— begin —

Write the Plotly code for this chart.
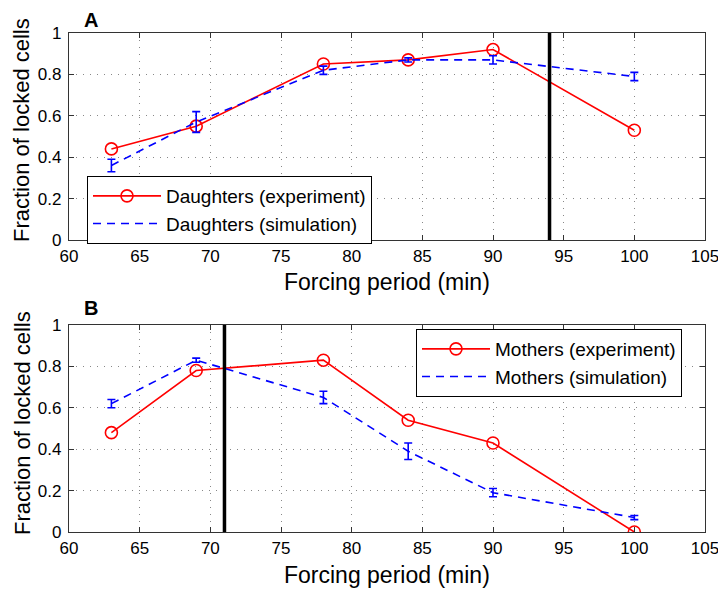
import plotly.graph_objects as go

# forcing periods (min)
periods = [63, 69, 78, 84, 90, 100]

# panel A: daughters
daughters_exp = [0.44, 0.55, 0.85, 0.87, 0.92, 0.53]
daughters_sim = [0.36, 0.57, 0.82, 0.87, 0.87, 0.79]
daughters_sim_err = [0.03, 0.05, 0.02, 0.01, 0.02, 0.02]
daughters_line = 94

# panel B: mothers
mothers_exp = [0.48, 0.78, 0.83, 0.54, 0.43, 0.0]
mothers_sim = [0.62, 0.83, 0.65, 0.39, 0.19, 0.07]
mothers_sim_err = [0.02, 0.01, 0.03, 0.04, 0.02, 0.01]
mothers_line = 71

x_ticks = [60, 65, 70, 75, 80, 85, 90, 95, 100, 105]
y_ticks = [0, 0.2, 0.4, 0.6, 0.8, 1]
y_ticktext = ["0", "0.2", "0.4", "0.6", "0.8", "1"]

FONT = "Liberation Sans, Arial, Helvetica, sans-serif"
RED = "#ff0000"
BLUE = "#0000ff"

W, H = 726, 593
OFF = 8  # page body margin


def px(x):
    return (x - OFF) / W


def py(y):
    return 1 - (y - OFF) / H


xdom = [px(69), px(705)]
ydom_a = [py(240), py(33)]
ydom_b = [py(532), py(325)]

fig = go.Figure()


def add_panel(fig, xa, ya, legend, exp, sim, err, name):
    fig.add_trace(go.Scatter(
        x=periods, y=exp, mode="lines+markers",
        line=dict(color=RED, width=1.6),
        marker=dict(symbol="circle-open", size=12, color=RED, line=dict(width=1.6)),
        name=f"{name} (experiment)", xaxis=xa, yaxis=ya, legend=legend,
    ))
    fig.add_trace(go.Scatter(
        x=periods, y=sim, mode="lines",
        line=dict(color=BLUE, width=1.6, dash="8px,6px"),
        error_y=dict(type="data", array=err, color=BLUE, thickness=1.6, width=4),
        name=f"{name} (simulation)", xaxis=xa, yaxis=ya, legend=legend,
    ))


add_panel(fig, "x", "y", "legend", daughters_exp, daughters_sim, daughters_sim_err, "Daughters")
add_panel(fig, "x2", "y2", "legend2", mothers_exp, mothers_sim, mothers_sim_err, "Mothers")

# vertical threshold lines
fig.add_trace(go.Scatter(x=[daughters_line, daughters_line], y=[0, 1], mode="lines",
                         line=dict(color="black", width=3.5), showlegend=False,
                         xaxis="x", yaxis="y"))
fig.add_trace(go.Scatter(x=[mothers_line, mothers_line], y=[0, 1], mode="lines",
                         line=dict(color="black", width=3.5), showlegend=False,
                         xaxis="x2", yaxis="y2"))

xaxis_style = dict(
    range=[60, 105], tickvals=x_ticks, ticks="inside", ticklen=5, tickcolor="#333",
    showline=True, linecolor="#333", linewidth=1.2, mirror="ticks",
    showgrid=True, gridcolor="#888", griddash="1px,6px", gridwidth=1,
    zeroline=False, tickfont=dict(size=17, color="black"), domain=xdom,
    automargin=False,
)
yaxis_style = dict(
    range=[0, 1], tickvals=y_ticks, ticktext=y_ticktext, ticks="inside", ticklen=5,
    tickcolor="#333", showline=True, linecolor="#333", linewidth=1.2, mirror="ticks",
    showgrid=True, gridcolor="#888", griddash="1px,6px", gridwidth=1,
    zeroline=False, tickfont=dict(size=17, color="black"), ticklabelstandoff=3,
    automargin=False,
)

legend_style = dict(
    bgcolor="white", bordercolor="black", borderwidth=1,
    font=dict(size=19, family=FONT, color="black"), itemwidth=68,
    tracegroupgap=0,
)

fig.update_layout(
    width=W, height=H,
    margin=dict(l=0, r=0, t=0, b=0, autoexpand=False),
    paper_bgcolor="white", plot_bgcolor="white",
    font=dict(family=FONT, color="black"),
    xaxis=dict(**xaxis_style, anchor="y"),
    yaxis=dict(**yaxis_style, domain=ydom_a, anchor="x"),
    xaxis2=dict(**xaxis_style, anchor="y2"),
    yaxis2=dict(**yaxis_style, domain=ydom_b, anchor="x2"),
    legend=dict(**legend_style, x=px(87), y=py(176), xanchor="left", yanchor="top"),
    legend2=dict(**legend_style, x=px(682), y=py(329), xanchor="right", yanchor="top"),
)

annotations = [
    dict(text="<b>A</b>", x=px(82), y=py(20), xanchor="left", yanchor="middle", font=dict(size=20)),
    dict(text="<b>B</b>", x=px(82), y=py(308), xanchor="left", yanchor="middle", font=dict(size=20)),
    dict(text="Forcing period (min)", x=px(387), y=py(282), xanchor="center", yanchor="middle", font=dict(size=23)),
    dict(text="Forcing period (min)", x=px(387), y=py(575), xanchor="center", yanchor="middle", font=dict(size=23)),
    dict(text="Fraction of locked cells", x=px(22), y=py(130), textangle=-90, xanchor="center", yanchor="middle", font=dict(size=22)),
    dict(text="Fraction of locked cells", x=px(22), y=py(423), textangle=-90, xanchor="center", yanchor="middle", font=dict(size=22)),
]
for a in annotations:
    fig.add_annotation(xref="paper", yref="paper", showarrow=False, **a)

fig.write_html("out.html")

— end —

**PROMPT:**
Leaving the pictures aside, transcribe the entire listing exactly.

**THE SOLUTION:**
Write the Plotly code for this chart.
import plotly.graph_objects as go

# forcing periods (min)
periods = [63, 69, 78, 84, 90, 100]

# panel A: daughters
daughters_exp = [0.44, 0.55, 0.85, 0.87, 0.92, 0.53]
daughters_sim = [0.36, 0.57, 0.82, 0.87, 0.87, 0.79]
daughters_sim_err = [0.03, 0.05, 0.02, 0.01, 0.02, 0.02]
daughters_line = 94

# panel B: mothers
mothers_exp = [0.48, 0.78, 0.83, 0.54, 0.43, 0.0]
mothers_sim = [0.62, 0.83, 0.65, 0.39, 0.19, 0.07]
mothers_sim_err = [0.02, 0.01, 0.03, 0.04, 0.02, 0.01]
mothers_line = 71

x_ticks = [60, 65, 70, 75, 80, 85, 90, 95, 100, 105]
y_ticks = [0, 0.2, 0.4, 0.6, 0.8, 1]
y_ticktext = ["0", "0.2", "0.4", "0.6", "0.8", "1"]

FONT = "Liberation Sans, Arial, Helvetica, sans-serif"
RED = "#ff0000"
BLUE = "#0000ff"

W, H = 726, 593
OFF = 8  # page body margin


def px(x):
    return (x - OFF) / W


def py(y):
    return 1 - (y - OFF) / H


xdom = [px(69), px(705)]
ydom_a = [py(240), py(33)]
ydom_b = [py(532), py(325)]

fig = go.Figure()


def add_panel(fig, xa, ya, legend, exp, sim, err, name):
    fig.add_trace(go.Scatter(
        x=periods, y=exp, mode="lines+markers",
        line=dict(color=RED, width=1.6),
        marker=dict(symbol="circle-open", size=12, color=RED, line=dict(width=1.6)),
        name=f"{name} (experiment)", xaxis=xa, yaxis=ya, legend=legend,
    ))
    fig.add_trace(go.Scatter(
        x=periods, y=sim, mode="lines",
        line=dict(color=BLUE, width=1.6, dash="8px,6px"),
        error_y=dict(type="data", array=err, color=BLUE, thickness=1.6, width=4),
        name=f"{name} (simulation)", xaxis=xa, yaxis=ya, legend=legend,
    ))


add_panel(fig, "x", "y", "legend", daughters_exp, daughters_sim, daughters_sim_err, "Daughters")
add_panel(fig, "x2", "y2", "legend2", mothers_exp, mothers_sim, mothers_sim_err, "Mothers")

# vertical threshold lines
fig.add_trace(go.Scatter(x=[daughters_line, daughters_line], y=[0, 1], mode="lines",
                         line=dict(color="black", width=3.5), showlegend=False,
                         xaxis="x", yaxis="y"))
fig.add_trace(go.Scatter(x=[mothers_line, mothers_line], y=[0, 1], mode="lines",
                         line=dict(color="black", width=3.5), showlegend=False,
                         xaxis="x2", yaxis="y2"))

xaxis_style = dict(
    range=[60, 105], tickvals=x_ticks, ticks="inside", ticklen=5, tickcolor="#333",
    showline=True, linecolor="#333", linewidth=1.2, mirror="ticks",
    showgrid=True, gridcolor="#888", griddash="1px,6px", gridwidth=1,
    zeroline=False, tickfont=dict(size=17, color="black"), domain=xdom,
    automargin=False,
)
yaxis_style = dict(
    range=[0, 1], tickvals=y_ticks, ticktext=y_ticktext, ticks="inside", ticklen=5,
    tickcolor="#333", showline=True, linecolor="#333", linewidth=1.2, mirror="ticks",
    showgrid=True, gridcolor="#888", griddash="1px,6px", gridwidth=1,
    zeroline=False, tickfont=dict(size=17, color="black"), ticklabelstandoff=3,
    automargin=False,
)

legend_style = dict(
    bgcolor="white", bordercolor="black", borderwidth=1,
    font=dict(size=19, family=FONT, color="black"), itemwidth=68,
    tracegroupgap=0,
)

fig.update_layout(
    width=W, height=H,
    margin=dict(l=0, r=0, t=0, b=0, autoexpand=False),
    paper_bgcolor="white", plot_bgcolor="white",
    font=dict(family=FONT, color="black"),
    xaxis=dict(**xaxis_style, anchor="y"),
    yaxis=dict(**yaxis_style, domain=ydom_a, anchor="x"),
    xaxis2=dict(**xaxis_style, anchor="y2"),
    yaxis2=dict(**yaxis_style, domain=ydom_b, anchor="x2"),
    legend=dict(**legend_style, x=px(87), y=py(176), xanchor="left", yanchor="top"),
    legend2=dict(**legend_style, x=px(682), y=py(329), xanchor="right", yanchor="top"),
)

annotations = [
    dict(text="<b>A</b>", x=px(82), y=py(20), xanchor="left", yanchor="middle", font=dict(size=20)),
    dict(text="<b>B</b>", x=px(82), y=py(308), xanchor="left", yanchor="middle", font=dict(size=20)),
    dict(text="Forcing period (min)", x=px(387), y=py(282), xanchor="center", yanchor="middle", font=dict(size=23)),
    dict(text="Forcing period (min)", x=px(387), y=py(575), xanchor="center", yanchor="middle", font=dict(size=23)),
    dict(text="Fraction of locked cells", x=px(22), y=py(130), textangle=-90, xanchor="center", yanchor="middle", font=dict(size=22)),
    dict(text="Fraction of locked cells", x=px(22), y=py(423), textangle=-90, xanchor="center", yanchor="middle", font=dict(size=22)),
]
for a in annotations:
    fig.add_annotation(xref="paper", yref="paper", showarrow=False, **a)

fig.write_html("out.html")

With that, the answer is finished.